До отплытия есть время, потому решили покататься по городу и осмотреть храмы. Сегодня открыт храм Будда Гайя. Внутри, как и во всех буддийских храмах, огромная статуя Будды, в нижней части которой в нише устроена часовенка. Наш гид — очень красивая девушка родом из Таиланда; когда ее спросили, не китаянка ли она, обиделась. Оказывается, для уроженок Таиланда, славящегося красотой своих женщин, сама мысль о том, что их могут сравнить с китаянками, кажется оскорбительной.
Снаружи храм охраняют два огромных чудовища. Не пойму, почему этот храм, построенный в 1927 году, один из наименее интересных храмов, включен в список достопримечательностей, которые показывают туристам. Ведь из пятисот храмов Сингапура можно было бы' выбрать такие, которые действительно достойны внимания. Например, стоящий напротив частный храм какого-то могущественного клана.
Капитану «Хеля» хотелось бы испытать ворожбу, но он не умеет правильно бросать палочки. Тогда это делает наш проводник. Удивительно — точно такое же предсказание ему выпало много лет назад в Пекине. В частности, там содержится совет выйти из лодки, если та будет плыть по бурным волнам. Любопытно, что будет, если нашему капитану выпадет нечто подобное? К счастью, в его предзнаменование не входит совет покидать корабль.

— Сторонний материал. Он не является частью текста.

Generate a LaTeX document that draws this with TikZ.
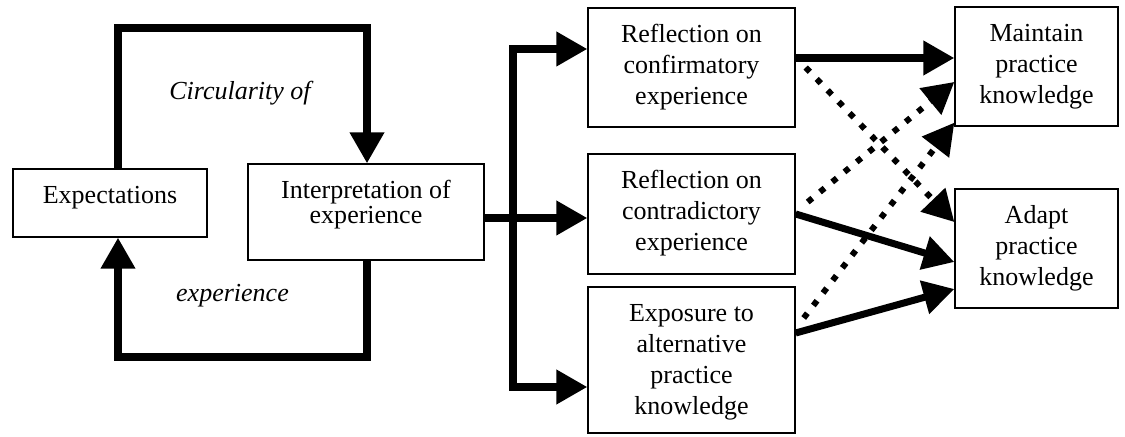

В том храме, где я был на праздновании Нового года, мы столкнулись со знаменитой прорицательницей. Предсказания этой старой женщины, как говорят, время от времени сбываются. О ней говорится даже в путеводителе для туристов. Так и сказано: «иногда сбываются»… Окруженная толпой женщин, гадалка полулежит на столе и что-то невразумительно бормочет, рисуя иероглифы на бумажках, которые ей подсовывают. Эти иероглифы потом расшифровываются храмовыми интерпретаторами, переписываются на листки с печатью храма и вручаются клиенткам. На вопрос, о чем чаще всего тревожатся женщины, нам отвечают: о замужестве, выборе профессии, домашних делах.